The federal and state governments are struggling to keep track of payments made through Medicaid’s managed care program—which resulted in at least $14.4 billion in improper payments last year.
A new report by the Government Accountability Office said the government “did not closely examine the payments” going to managed care organizations (MOC’s), which include nursing homes, that work with state Medicaid agencies to provide services to beneficiaries.
Related: Feds Blow $100 Billion Annually on Incorrect Payments
GAO said the billions in wrong payments were made for treatments or services not covered under the program, not necessary, or billed for but never provided.
Currently about 50 million people receive benefits through managed care organizations instead of the traditional fee-for-service method where providers are paid for each service. MOC spending makes up about 27 percent of federal spending on the $430 billion-a-year program. Last year, Medicaid covered a total of 72 million Americans.
Medicaid recipients getting care through MCO’s are growing at an increasingly fast rate.

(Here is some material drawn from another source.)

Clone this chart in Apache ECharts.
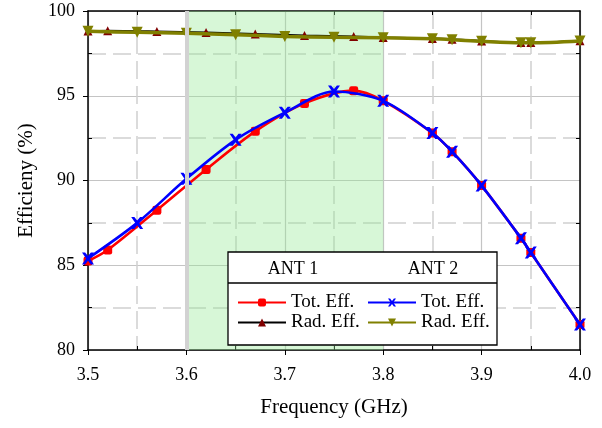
<!DOCTYPE html>
<html><head><meta charset="utf-8">
<script src="https://cdn.jsdelivr.net/npm/echarts@6/dist/echarts.min.js"></script>
<style>html,body{margin:0;padding:0;background:#fff}#c{width:602px;height:428px}</style>
</head><body><div id="c"></div>
<script>
const ant1Freq = [3.5, 3.52, 3.57, 3.62, 3.67, 3.72, 3.77, 3.8, 3.85, 3.87, 3.9, 3.94, 3.95, 4.0];
const ant1Tot  = [85.25, 85.9, 88.25, 90.65, 92.9, 94.55, 95.3, 94.7, 92.8, 91.7, 89.7, 86.6, 85.75, 81.5];
const ant1Rad  = [98.82, 98.83, 98.79, 98.73, 98.64, 98.56, 98.5, 98.44, 98.38, 98.33, 98.23, 98.14, 98.14, 98.25];
const ant2Freq = [3.5, 3.55, 3.6, 3.65, 3.7, 3.75, 3.8, 3.85, 3.87, 3.9, 3.94, 3.95, 4.0];
const ant2Tot  = [85.4, 87.5, 90.1, 92.4, 94.0, 95.25, 94.7, 92.8, 91.7, 89.7, 86.6, 85.75, 81.5];
const ant2Rad  = [98.8, 98.74, 98.68, 98.6, 98.5, 98.45, 98.42, 98.36, 98.31, 98.21, 98.12, 98.12, 98.23];
const bandRange = [3.6, 3.8];
const xTicks = [3.5, 3.6, 3.7, 3.8, 3.9, 4.0];
const yTicks = [80, 85, 90, 95, 100];
const xMinor = [3.55, 3.65, 3.75, 3.85, 3.95];
const yMinor = [82.5, 87.5, 92.5, 97.5];

const FONT = 'Liberation Serif';
const pair = (xs, ys) => xs.map((x, i) => [x, ys[i]]);
const xMark = 'path://M0,0 L2.6,0 L5,3 L7.4,0 L10,0 L6.6,5 L10,10 L7.4,10 L5,7 L2.6,10 L0,10 L3.4,5 Z';

const chart = echarts.init(document.getElementById('c'), null, {renderer: 'canvas'});
const baseX = {type: 'value', min: 3.5, max: 4.0, interval: 0.1};
const baseY = {type: 'value', min: 80, max: 100, interval: 5};
chart.setOption({
  animation: false,
  grid: {left: 88, right: 22, top: 11, bottom: 78, containLabel: false},
  xAxis: [
    Object.assign({}, baseX, {
      position: 'bottom',
      name: 'Frequency (GHz)', nameLocation: 'middle', nameGap: 47,
      nameTextStyle: {fontFamily: FONT, fontSize: 21, color: '#000'},
      axisLine: {show: true, lineStyle: {color: '#000', width: 1.5}},
      axisTick: {show: true, inside: false, length: 5, lineStyle: {color: '#000'}},
      axisLabel: {fontFamily: FONT, fontSize: 18, color: '#000', margin: 16, formatter: v => v.toFixed(1)},
      splitLine: {show: true, lineStyle: {color: '#c4c4c4', width: 1.2}},
      minorTick: {show: false, splitNumber: 2},
      minorSplitLine: {show: true, lineStyle: {color: '#cfcfcf', width: 1.5, type: [18, 7]}}
    }),
    Object.assign({}, baseX, {
      position: 'top',
      axisLine: {show: true, lineStyle: {color: '#000', width: 1.5}},
      axisTick: {show: true, inside: true, length: 4, customValues: xMinor, lineStyle: {color: '#000'}},
      axisLabel: {show: false}, splitLine: {show: false}
    }),
    Object.assign({}, baseX, {
      position: 'bottom',
      axisLine: {show: false},
      axisTick: {show: true, inside: true, length: 4, customValues: xMinor, lineStyle: {color: '#000'}},
      axisLabel: {show: false}, splitLine: {show: false}
    })
  ],
  yAxis: [
    Object.assign({}, baseY, {
      position: 'left',
      name: 'Efficieny (%)', nameLocation: 'middle', nameGap: 51,
      nameTextStyle: {fontFamily: FONT, fontSize: 21, color: '#000'},
      axisLine: {show: true, lineStyle: {color: '#000', width: 1.5}},
      axisTick: {show: true, inside: false, length: 5, lineStyle: {color: '#000'}},
      axisLabel: {fontFamily: FONT, fontSize: 18, color: '#000', margin: 13},
      splitLine: {show: true, lineStyle: {color: '#c4c4c4', width: 1.2}},
      minorTick: {show: false, splitNumber: 2},
      minorSplitLine: {show: true, lineStyle: {color: '#cfcfcf', width: 1.5, type: [18, 7]}}
    }),
    Object.assign({}, baseY, {
      position: 'right',
      axisLine: {show: true, lineStyle: {color: '#000', width: 1.5}},
      axisTick: {show: true, inside: true, length: 4, customValues: yMinor, lineStyle: {color: '#000'}},
      axisLabel: {show: false}, splitLine: {show: false}
    }),
    Object.assign({}, baseY, {
      position: 'left',
      axisLine: {show: false},
      axisTick: {show: true, inside: true, length: 4, customValues: yMinor, lineStyle: {color: '#000'}},
      axisLabel: {show: false}, splitLine: {show: false}
    })
  ],
  legend: [
    {
      data: ['ANT1|Tot. Eff.', 'ANT1|Rad. Eff.'],
      orient: 'vertical', left: 237, top: 293, itemWidth: 48, itemHeight: 10, itemGap: 1,
      formatter: n => n.split('|')[1],
      textStyle: {fontFamily: FONT, fontSize: 19, color: '#000'},
      padding: 0, z: 20
    },
    {
      data: ['ANT2|Tot. Eff.', 'ANT2|Rad. Eff.'],
      orient: 'vertical', left: 367, top: 293, itemWidth: 48, itemHeight: 10, itemGap: 1,
      formatter: n => n.split('|')[1],
      textStyle: {fontFamily: FONT, fontSize: 19, color: '#000'},
      padding: 0, z: 20
    }
  ],
  graphic: {
    elements: [
      {type: 'rect', z: 10, shape: {x: 228, y: 252, width: 269, height: 93},
       style: {fill: '#fff', stroke: '#000', lineWidth: 1.3}},
      {type: 'line', z: 11, shape: {x1: 228, y1: 283, x2: 497, y2: 283},
       style: {stroke: '#000', lineWidth: 1.3}},
      {type: 'text', z: 11, x: 293, y: 269,
       style: {text: 'ANT 1', font: '18px "Liberation Serif"', fill: '#000', align: 'center', verticalAlign: 'middle'}},
      {type: 'text', z: 11, x: 433, y: 269,
       style: {text: 'ANT 2', font: '18px "Liberation Serif"', fill: '#000', align: 'center', verticalAlign: 'middle'}}
    ]
  },
  series: [
    {
      name: 'ANT1|Tot. Eff.', type: 'line', data: pair(ant1Freq, ant1Tot), smooth: 0.3,
      symbol: 'roundRect', symbolSize: 9,
      lineStyle: {color: '#ff0000', width: 2.6}, itemStyle: {color: '#ff0000'},
      markArea: {silent: true, itemStyle: {color: 'rgba(150,235,150,0.38)'},
        data: [[{xAxis: bandRange[0]}, {xAxis: bandRange[1]}]]},
      markLine: {silent: true, symbol: 'none', label: {show: false},
        lineStyle: {color: '#d2d2d2', width: 4, type: 'solid'}, data: [{xAxis: bandRange[0]}]},
      z: 3
    },
    {
      name: 'ANT1|Rad. Eff.', type: 'line', data: pair(ant1Freq, ant1Rad), smooth: 0.3,
      symbol: 'triangle', symbolSize: 9,
      lineStyle: {color: '#000', width: 2}, itemStyle: {color: '#800000'}, z: 3
    },
    {
      name: 'ANT2|Tot. Eff.', type: 'line', data: pair(ant2Freq, ant2Tot), smooth: 0.3,
      symbol: xMark, symbolSize: 12,
      lineStyle: {color: '#0000ff', width: 2.6}, itemStyle: {color: '#0000ff'}, z: 4
    },
    {
      name: 'ANT2|Rad. Eff.', type: 'line', data: pair(ant2Freq, ant2Rad), smooth: 0.3,
      symbol: 'triangle', symbolRotate: 180, symbolSize: 11,
      lineStyle: {color: '#808000', width: 3.5}, itemStyle: {color: '#808000'}, z: 4
    }
  ]
});
</script></body></html>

As the baby boom ages in to nursing homes and other dependent care, this could become a fiscal crisis. The more the MCO system is used, the more the auditors say it will be vulnerable to fraud since “neither the federal nor state governments are “well positioned to identify improper payments” due to the “size and diversity” of program.
Related: U.S. Health Care: Worst Bang For Your Buck
They suggested that it’s likely to get worse now that 25 states have expanded their Medicaid programs under the Affordable Care Act, with several more states likely to follow suit. Under the law, states that expand Medicaid receive 100 percent reimbursement rate from the federal government for managed care organizations for the next two years.
GAO said that because state and federal governments have recovered "only a small portion" of the wrongly paid money, they should ramp up their oversight of the managed care organizations or even more Medicare dollars will be “vulnerable to improper payments.”
Right now, the Centers for Medicare and Medicaid Services requires states to audit their managed care payments, however they are not required to audit the “appropriateness” of these payments.
According to the GAO, states have not begun to closely examine program integrity in Medicaid’s managed care. The auditors say they should start.
Medicaid is hardly alone in making billions in improper payments each year. In 2013, Medicare’s Private Fee-For-Service Plans overpaid $34.6 billion to billers. And a 2012 report from the Office of Management and Budget estimated that the federal government as a whole pays about $100 billion in improper payments each year.